Mais la version de propagande n’a pas pour autant disparu, et même Redouane Aïnad-Tabet s’est mis au goût du jour en 2002, en intitulant la troisième édition de son livre : 8 mai 45. Le génocide, et en comparant la répression colonialiste au massacre nazi d’Oradour-sur-Glane. C’est pourquoi la version de propagande algérienne est de plus en plus diffusée et admise en France même, et on a pu entendre une élue de gauche dire, dans un débat au Conseil municipal de Paris le 14 avril 2015 : « Le gouvernement algérien avance le nombre de 45.000 morts, et les travaux de la très grande majorité des historiens français attestent d’un bilan de dizaines de milliers de victimes arrêtées, torturées et exécutées sommairement ».
Question 3 : Pourquoi, à votre avis, l’historien Benjamin Stora s’est montré évasif, dans son rapport, sur les massacres du 8 mai 1945 et ses recommandations demeuraient muettes sur les crimes commis par l’Armée coloniale ?

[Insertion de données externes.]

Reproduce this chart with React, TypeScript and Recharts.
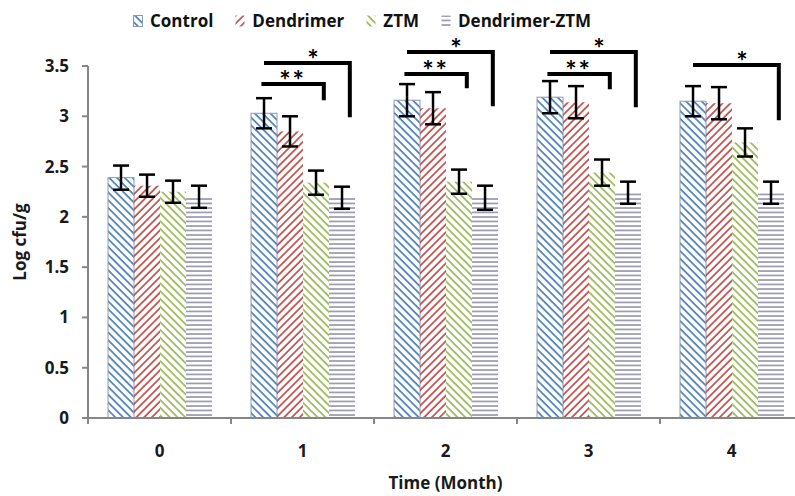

Je ne peux pas répondre à cette question à sa place. Mais j’observe que le président Macron, qui a publiquement reconnu la responsabilité française dans la mort de Maurice Audin le 14 septembre 2018, et dans celle d’Ali Boumendjel le 2 mars 2021, a aussi clairement proclamé dans sa déclaration datée de ce jour sa volonté de « poursuivre le travail engagé depuis plusieurs années pour recueillir les témoignages et encourager le travail des historiens par l’ouverture des archives, afin de donner à toutes les familles des disparus, des deux côtés de la Méditerranée, les moyens de connaître la vérité », et il a conclu fermement : « Aucun crime, aucune atrocité commise par quiconque pendant la Guerre d’Algérie ne peut être excusé ni occulté. Ils doivent être regardés avec courage et lucidité, dans l’absolu respect de toutes celles et ceux dont ils ont déchiré la vie et brisé le destin ».